## WHAT IS REQUIRED
Any pictures in the records below should be skipped; write out everything else exactly.

## RECORDS SHOWN
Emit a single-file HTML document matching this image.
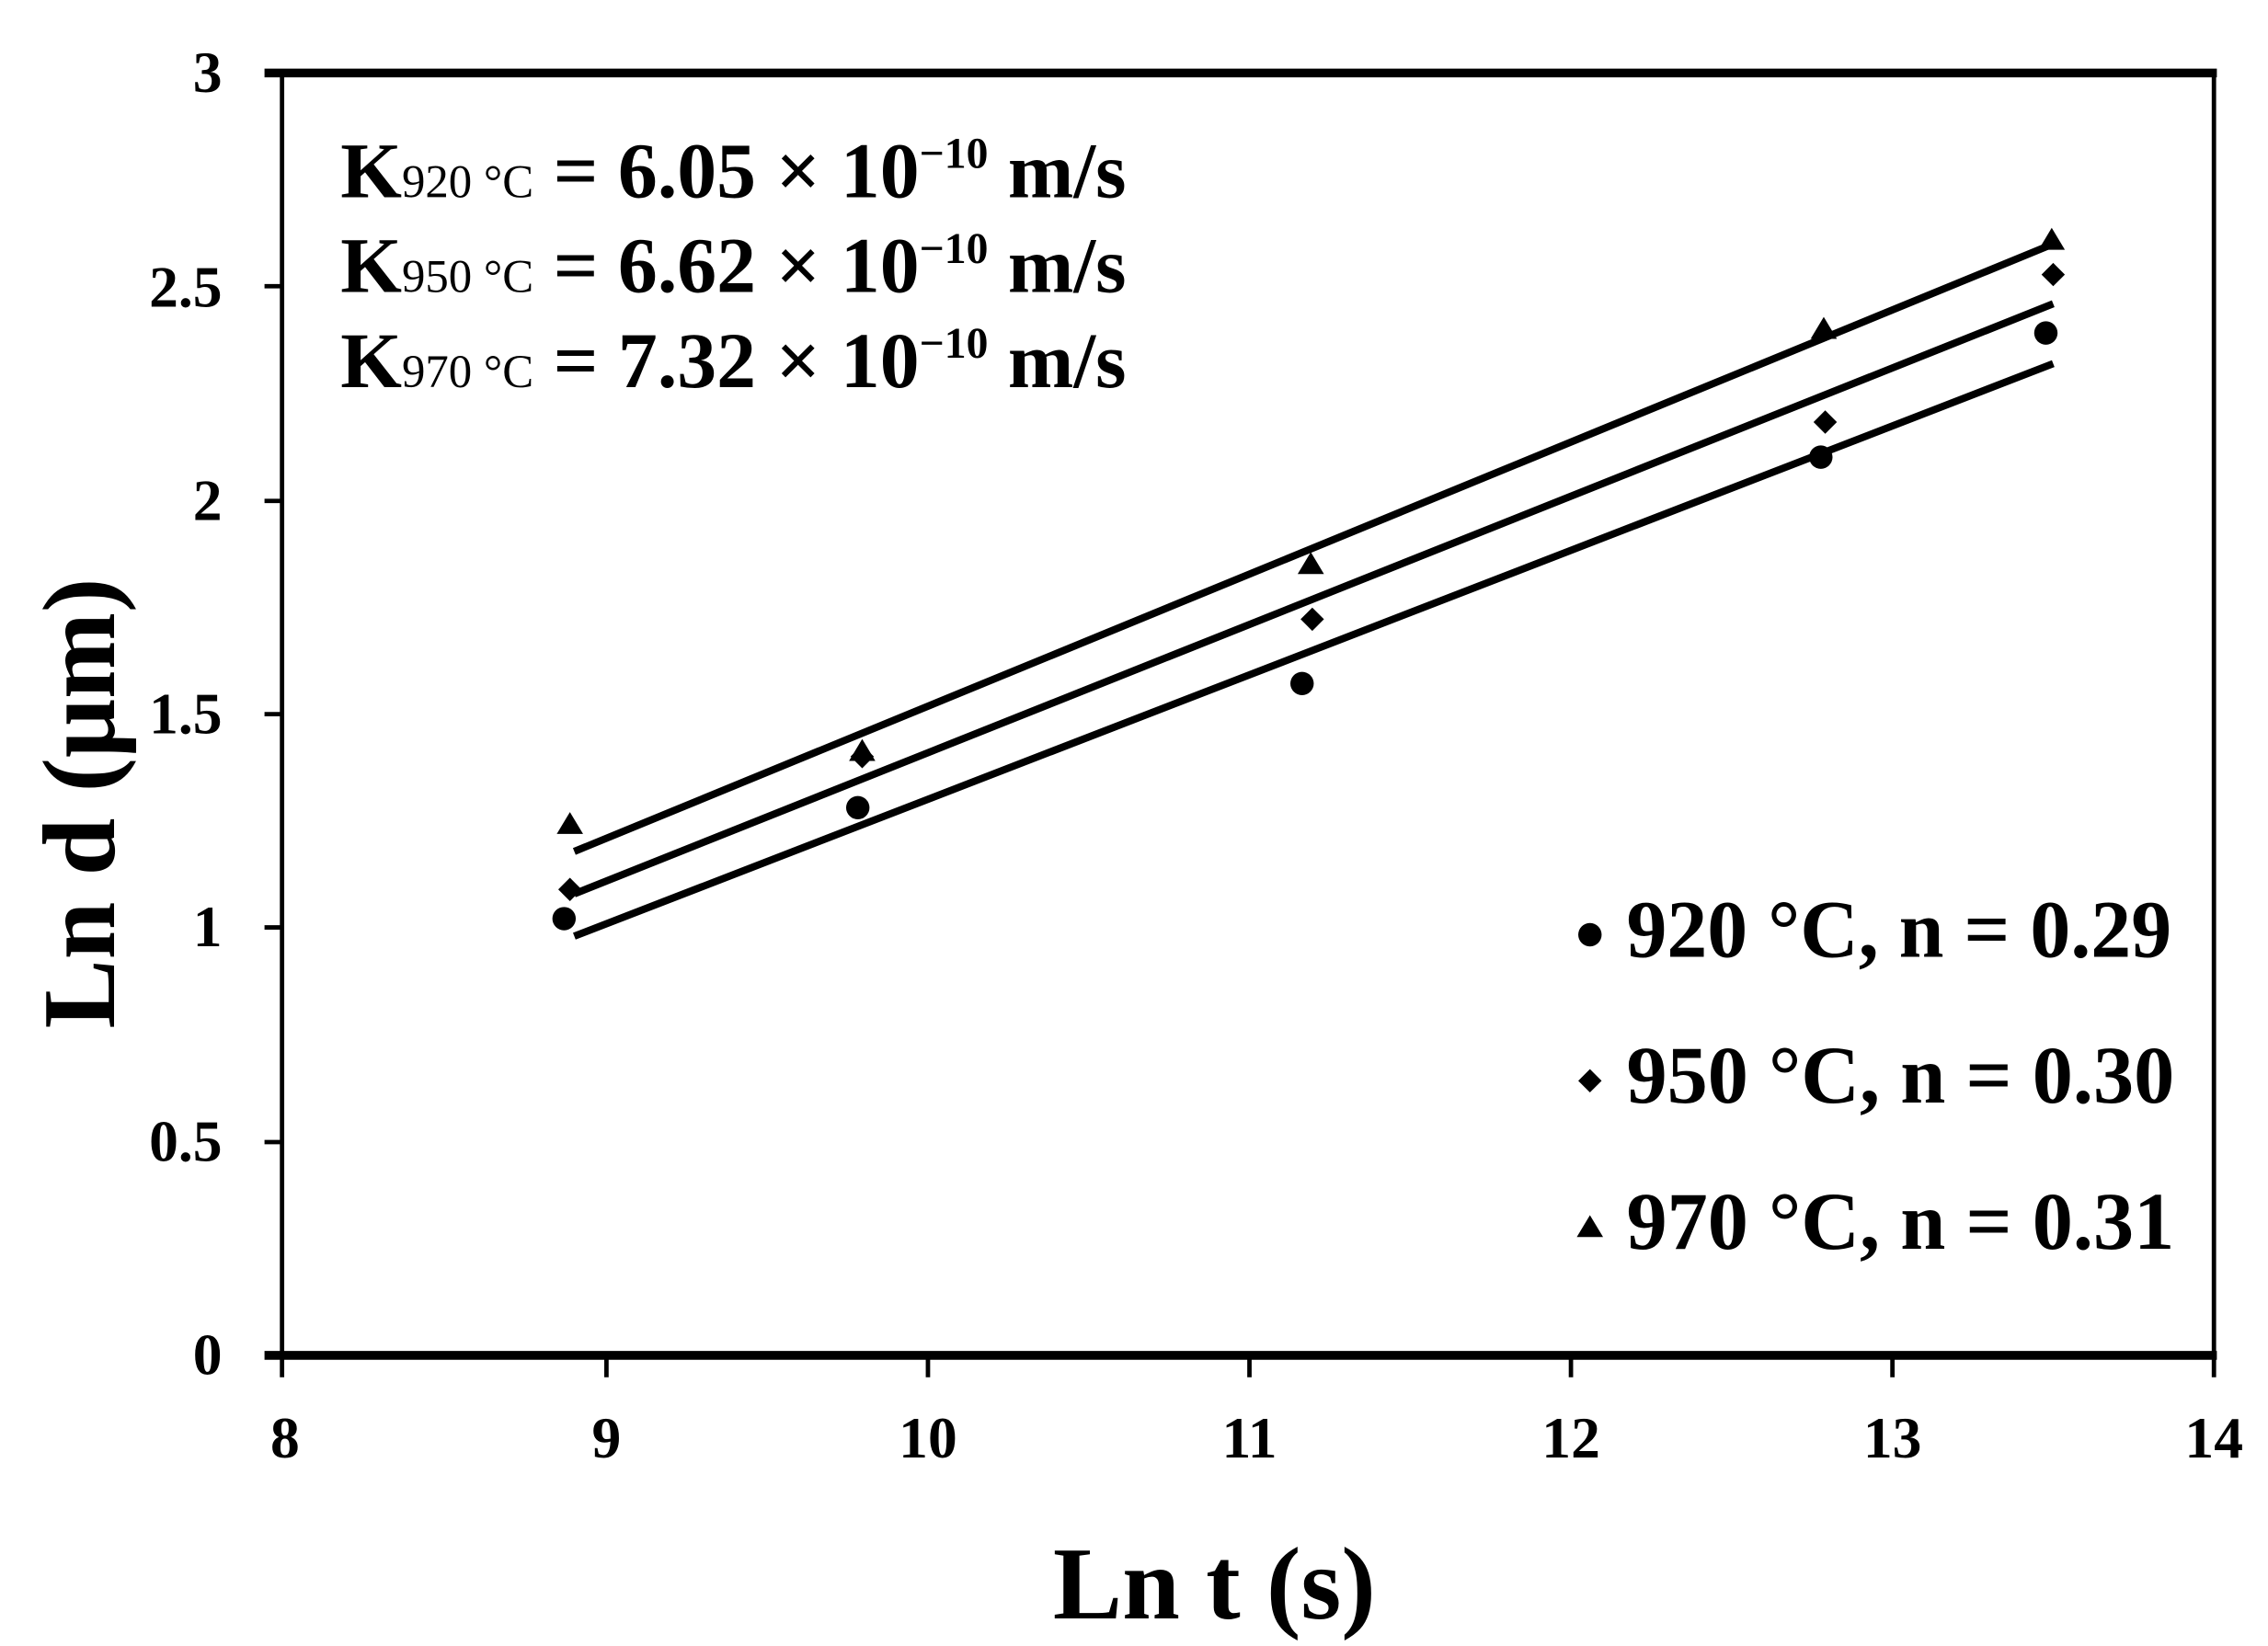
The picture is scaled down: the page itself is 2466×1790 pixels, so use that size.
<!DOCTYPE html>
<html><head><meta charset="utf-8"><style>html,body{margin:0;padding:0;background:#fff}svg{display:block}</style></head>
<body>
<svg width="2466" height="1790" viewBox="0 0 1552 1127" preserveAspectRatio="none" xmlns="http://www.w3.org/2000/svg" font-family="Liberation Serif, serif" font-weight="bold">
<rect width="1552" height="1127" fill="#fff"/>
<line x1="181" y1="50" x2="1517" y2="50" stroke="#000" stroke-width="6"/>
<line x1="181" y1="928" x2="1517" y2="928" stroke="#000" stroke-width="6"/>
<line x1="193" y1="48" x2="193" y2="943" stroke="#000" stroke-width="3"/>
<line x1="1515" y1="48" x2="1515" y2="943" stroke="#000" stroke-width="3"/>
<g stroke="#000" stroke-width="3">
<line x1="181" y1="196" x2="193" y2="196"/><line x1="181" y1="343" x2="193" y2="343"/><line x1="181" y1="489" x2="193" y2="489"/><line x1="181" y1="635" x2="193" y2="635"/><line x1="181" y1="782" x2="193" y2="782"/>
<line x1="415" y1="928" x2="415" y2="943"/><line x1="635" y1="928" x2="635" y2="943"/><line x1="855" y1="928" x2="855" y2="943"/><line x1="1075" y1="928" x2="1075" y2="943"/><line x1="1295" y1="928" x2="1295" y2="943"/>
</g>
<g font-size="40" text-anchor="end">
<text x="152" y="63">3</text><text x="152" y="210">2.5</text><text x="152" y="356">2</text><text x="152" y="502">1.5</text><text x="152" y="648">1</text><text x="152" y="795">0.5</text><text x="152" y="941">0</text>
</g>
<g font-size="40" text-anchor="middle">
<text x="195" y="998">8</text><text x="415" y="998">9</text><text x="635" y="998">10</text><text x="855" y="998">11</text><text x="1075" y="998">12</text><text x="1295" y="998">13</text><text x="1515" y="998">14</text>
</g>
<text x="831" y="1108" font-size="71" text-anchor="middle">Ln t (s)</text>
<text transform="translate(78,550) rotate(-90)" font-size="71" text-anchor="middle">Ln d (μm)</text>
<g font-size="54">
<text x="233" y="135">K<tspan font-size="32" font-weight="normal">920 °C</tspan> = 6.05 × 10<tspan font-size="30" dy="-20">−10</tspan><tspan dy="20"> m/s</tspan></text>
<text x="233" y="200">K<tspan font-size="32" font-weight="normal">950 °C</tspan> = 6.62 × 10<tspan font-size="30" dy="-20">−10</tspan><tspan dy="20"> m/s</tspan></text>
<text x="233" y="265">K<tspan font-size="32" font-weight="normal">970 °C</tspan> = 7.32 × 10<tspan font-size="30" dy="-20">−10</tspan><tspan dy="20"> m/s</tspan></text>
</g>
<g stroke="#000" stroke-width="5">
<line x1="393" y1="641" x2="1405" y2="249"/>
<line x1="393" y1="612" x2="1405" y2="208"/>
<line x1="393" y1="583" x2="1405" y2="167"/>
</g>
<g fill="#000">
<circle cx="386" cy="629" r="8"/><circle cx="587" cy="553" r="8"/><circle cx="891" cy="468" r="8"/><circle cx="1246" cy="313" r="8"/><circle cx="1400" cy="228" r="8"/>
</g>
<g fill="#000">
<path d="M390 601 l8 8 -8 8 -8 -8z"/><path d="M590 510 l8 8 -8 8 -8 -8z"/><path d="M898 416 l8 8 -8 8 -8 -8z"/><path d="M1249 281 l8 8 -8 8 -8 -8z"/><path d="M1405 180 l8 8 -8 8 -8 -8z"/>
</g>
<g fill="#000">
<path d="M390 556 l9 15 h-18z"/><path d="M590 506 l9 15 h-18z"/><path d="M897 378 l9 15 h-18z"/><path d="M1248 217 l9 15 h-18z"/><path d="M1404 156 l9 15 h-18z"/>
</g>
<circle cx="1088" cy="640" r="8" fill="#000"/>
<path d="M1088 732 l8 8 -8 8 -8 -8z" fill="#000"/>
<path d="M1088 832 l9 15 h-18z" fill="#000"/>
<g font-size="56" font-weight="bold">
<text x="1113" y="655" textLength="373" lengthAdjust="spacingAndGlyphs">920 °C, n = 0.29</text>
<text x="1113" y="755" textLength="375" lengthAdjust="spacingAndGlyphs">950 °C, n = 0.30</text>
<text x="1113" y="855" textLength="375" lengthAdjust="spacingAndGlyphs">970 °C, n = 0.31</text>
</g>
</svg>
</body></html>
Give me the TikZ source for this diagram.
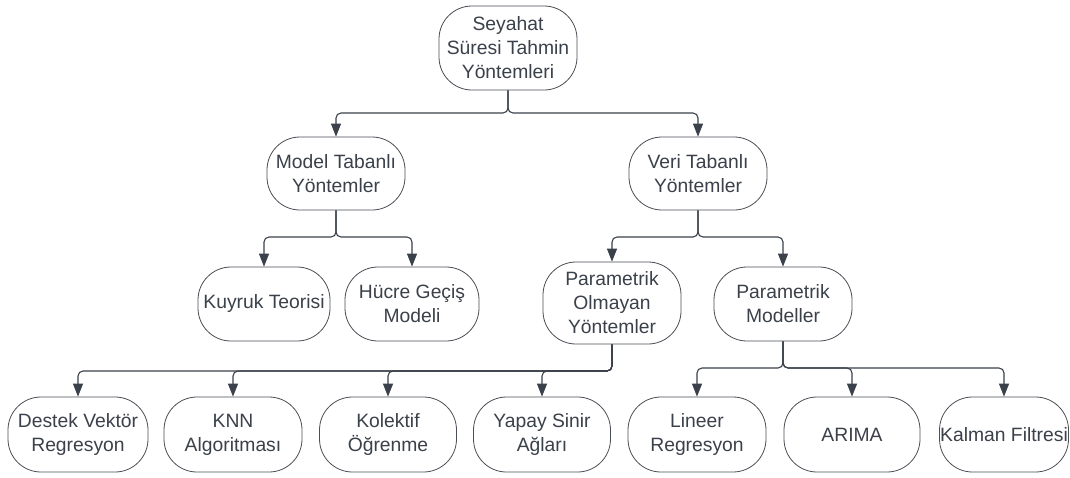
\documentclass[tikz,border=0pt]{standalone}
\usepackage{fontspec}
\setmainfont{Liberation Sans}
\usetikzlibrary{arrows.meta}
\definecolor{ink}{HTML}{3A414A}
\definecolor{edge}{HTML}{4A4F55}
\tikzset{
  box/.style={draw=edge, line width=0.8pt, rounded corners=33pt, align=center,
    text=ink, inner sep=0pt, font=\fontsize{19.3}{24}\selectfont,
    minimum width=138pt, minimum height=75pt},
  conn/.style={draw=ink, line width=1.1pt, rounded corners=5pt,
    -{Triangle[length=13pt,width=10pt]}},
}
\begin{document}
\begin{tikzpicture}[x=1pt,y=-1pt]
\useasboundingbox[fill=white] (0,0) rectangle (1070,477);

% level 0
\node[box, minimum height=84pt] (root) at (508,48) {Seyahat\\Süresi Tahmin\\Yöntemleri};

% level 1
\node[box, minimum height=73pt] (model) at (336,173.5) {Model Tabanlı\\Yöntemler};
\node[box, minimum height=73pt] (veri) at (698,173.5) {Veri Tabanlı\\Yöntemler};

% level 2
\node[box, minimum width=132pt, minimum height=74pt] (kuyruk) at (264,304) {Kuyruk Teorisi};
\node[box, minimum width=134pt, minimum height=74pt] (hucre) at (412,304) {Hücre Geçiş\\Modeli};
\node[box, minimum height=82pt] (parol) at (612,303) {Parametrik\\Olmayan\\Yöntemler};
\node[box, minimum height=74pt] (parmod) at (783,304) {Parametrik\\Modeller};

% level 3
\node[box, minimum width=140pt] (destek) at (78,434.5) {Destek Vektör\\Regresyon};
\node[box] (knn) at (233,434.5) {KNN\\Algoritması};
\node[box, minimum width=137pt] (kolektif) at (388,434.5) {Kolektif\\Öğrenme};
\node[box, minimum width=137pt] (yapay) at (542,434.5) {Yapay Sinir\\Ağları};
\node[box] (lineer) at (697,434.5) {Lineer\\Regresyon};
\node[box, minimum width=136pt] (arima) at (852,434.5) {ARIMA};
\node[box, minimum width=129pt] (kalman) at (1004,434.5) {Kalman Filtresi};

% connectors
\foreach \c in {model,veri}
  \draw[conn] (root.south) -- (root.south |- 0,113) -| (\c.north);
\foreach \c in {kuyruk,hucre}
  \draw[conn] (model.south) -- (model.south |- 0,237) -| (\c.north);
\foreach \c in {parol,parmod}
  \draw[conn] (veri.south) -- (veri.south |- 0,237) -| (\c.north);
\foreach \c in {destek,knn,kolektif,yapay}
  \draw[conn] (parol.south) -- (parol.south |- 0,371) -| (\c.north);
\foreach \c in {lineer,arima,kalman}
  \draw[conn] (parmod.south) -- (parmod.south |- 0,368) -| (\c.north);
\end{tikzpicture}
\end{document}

## RESULT
Emit a single-file HTML document matching this image.
The picture is scaled down: the page itself is 2466×1790 pixels, so use that size.
<!DOCTYPE html>
<html><head><meta charset="utf-8"><style>html,body{margin:0;padding:0;background:#fff}svg{display:block}</style></head>
<body>
<svg width="2466" height="1790" viewBox="0 0 1552 1127" preserveAspectRatio="none" xmlns="http://www.w3.org/2000/svg" font-family="Liberation Serif, serif" font-weight="bold">
<rect width="1552" height="1127" fill="#fff"/>
<line x1="181" y1="50" x2="1517" y2="50" stroke="#000" stroke-width="6"/>
<line x1="181" y1="928" x2="1517" y2="928" stroke="#000" stroke-width="6"/>
<line x1="193" y1="48" x2="193" y2="943" stroke="#000" stroke-width="3"/>
<line x1="1515" y1="48" x2="1515" y2="943" stroke="#000" stroke-width="3"/>
<g stroke="#000" stroke-width="3">
<line x1="181" y1="196" x2="193" y2="196"/><line x1="181" y1="343" x2="193" y2="343"/><line x1="181" y1="489" x2="193" y2="489"/><line x1="181" y1="635" x2="193" y2="635"/><line x1="181" y1="782" x2="193" y2="782"/>
<line x1="415" y1="928" x2="415" y2="943"/><line x1="635" y1="928" x2="635" y2="943"/><line x1="855" y1="928" x2="855" y2="943"/><line x1="1075" y1="928" x2="1075" y2="943"/><line x1="1295" y1="928" x2="1295" y2="943"/>
</g>
<g font-size="40" text-anchor="end">
<text x="152" y="63">3</text><text x="152" y="210">2.5</text><text x="152" y="356">2</text><text x="152" y="502">1.5</text><text x="152" y="648">1</text><text x="152" y="795">0.5</text><text x="152" y="941">0</text>
</g>
<g font-size="40" text-anchor="middle">
<text x="195" y="998">8</text><text x="415" y="998">9</text><text x="635" y="998">10</text><text x="855" y="998">11</text><text x="1075" y="998">12</text><text x="1295" y="998">13</text><text x="1515" y="998">14</text>
</g>
<text x="831" y="1108" font-size="71" text-anchor="middle">Ln t (s)</text>
<text transform="translate(78,550) rotate(-90)" font-size="71" text-anchor="middle">Ln d (μm)</text>
<g font-size="54">
<text x="233" y="135">K<tspan font-size="32" font-weight="normal">920 °C</tspan> = 6.05 × 10<tspan font-size="30" dy="-20">−10</tspan><tspan dy="20"> m/s</tspan></text>
<text x="233" y="200">K<tspan font-size="32" font-weight="normal">950 °C</tspan> = 6.62 × 10<tspan font-size="30" dy="-20">−10</tspan><tspan dy="20"> m/s</tspan></text>
<text x="233" y="265">K<tspan font-size="32" font-weight="normal">970 °C</tspan> = 7.32 × 10<tspan font-size="30" dy="-20">−10</tspan><tspan dy="20"> m/s</tspan></text>
</g>
<g stroke="#000" stroke-width="5">
<line x1="393" y1="641" x2="1405" y2="249"/>
<line x1="393" y1="612" x2="1405" y2="208"/>
<line x1="393" y1="583" x2="1405" y2="167"/>
</g>
<g fill="#000">
<circle cx="386" cy="629" r="8"/><circle cx="587" cy="553" r="8"/><circle cx="891" cy="468" r="8"/><circle cx="1246" cy="313" r="8"/><circle cx="1400" cy="228" r="8"/>
</g>
<g fill="#000">
<path d="M390 601 l8 8 -8 8 -8 -8z"/><path d="M590 510 l8 8 -8 8 -8 -8z"/><path d="M898 416 l8 8 -8 8 -8 -8z"/><path d="M1249 281 l8 8 -8 8 -8 -8z"/><path d="M1405 180 l8 8 -8 8 -8 -8z"/>
</g>
<g fill="#000">
<path d="M390 556 l9 15 h-18z"/><path d="M590 506 l9 15 h-18z"/><path d="M897 378 l9 15 h-18z"/><path d="M1248 217 l9 15 h-18z"/><path d="M1404 156 l9 15 h-18z"/>
</g>
<circle cx="1088" cy="640" r="8" fill="#000"/>
<path d="M1088 732 l8 8 -8 8 -8 -8z" fill="#000"/>
<path d="M1088 832 l9 15 h-18z" fill="#000"/>
<g font-size="56" font-weight="bold">
<text x="1113" y="655" textLength="373" lengthAdjust="spacingAndGlyphs">920 °C, n = 0.29</text>
<text x="1113" y="755" textLength="375" lengthAdjust="spacingAndGlyphs">950 °C, n = 0.30</text>
<text x="1113" y="855" textLength="375" lengthAdjust="spacingAndGlyphs">970 °C, n = 0.31</text>
</g>
</svg>
</body></html>
Give me the TikZ source for this diagram.
\documentclass[tikz,border=0pt]{standalone}
\usepackage{fontspec}
\setmainfont{Liberation Sans}
\usetikzlibrary{arrows.meta}
\definecolor{ink}{HTML}{3A414A}
\definecolor{edge}{HTML}{4A4F55}
\tikzset{
  box/.style={draw=edge, line width=0.8pt, rounded corners=33pt, align=center,
    text=ink, inner sep=0pt, font=\fontsize{19.3}{24}\selectfont,
    minimum width=138pt, minimum height=75pt},
  conn/.style={draw=ink, line width=1.1pt, rounded corners=5pt,
    -{Triangle[length=13pt,width=10pt]}},
}
\begin{document}
\begin{tikzpicture}[x=1pt,y=-1pt]
\useasboundingbox[fill=white] (0,0) rectangle (1070,477);

% level 0
\node[box, minimum height=84pt] (root) at (508,48) {Seyahat\\Süresi Tahmin\\Yöntemleri};

% level 1
\node[box, minimum height=73pt] (model) at (336,173.5) {Model Tabanlı\\Yöntemler};
\node[box, minimum height=73pt] (veri) at (698,173.5) {Veri Tabanlı\\Yöntemler};

% level 2
\node[box, minimum width=132pt, minimum height=74pt] (kuyruk) at (264,304) {Kuyruk Teorisi};
\node[box, minimum width=134pt, minimum height=74pt] (hucre) at (412,304) {Hücre Geçiş\\Modeli};
\node[box, minimum height=82pt] (parol) at (612,303) {Parametrik\\Olmayan\\Yöntemler};
\node[box, minimum height=74pt] (parmod) at (783,304) {Parametrik\\Modeller};

% level 3
\node[box, minimum width=140pt] (destek) at (78,434.5) {Destek Vektör\\Regresyon};
\node[box] (knn) at (233,434.5) {KNN\\Algoritması};
\node[box, minimum width=137pt] (kolektif) at (388,434.5) {Kolektif\\Öğrenme};
\node[box, minimum width=137pt] (yapay) at (542,434.5) {Yapay Sinir\\Ağları};
\node[box] (lineer) at (697,434.5) {Lineer\\Regresyon};
\node[box, minimum width=136pt] (arima) at (852,434.5) {ARIMA};
\node[box, minimum width=129pt] (kalman) at (1004,434.5) {Kalman Filtresi};

% connectors
\foreach \c in {model,veri}
  \draw[conn] (root.south) -- (root.south |- 0,113) -| (\c.north);
\foreach \c in {kuyruk,hucre}
  \draw[conn] (model.south) -- (model.south |- 0,237) -| (\c.north);
\foreach \c in {parol,parmod}
  \draw[conn] (veri.south) -- (veri.south |- 0,237) -| (\c.north);
\foreach \c in {destek,knn,kolektif,yapay}
  \draw[conn] (parol.south) -- (parol.south |- 0,371) -| (\c.north);
\foreach \c in {lineer,arima,kalman}
  \draw[conn] (parmod.south) -- (parmod.south |- 0,368) -| (\c.north);
\end{tikzpicture}
\end{document}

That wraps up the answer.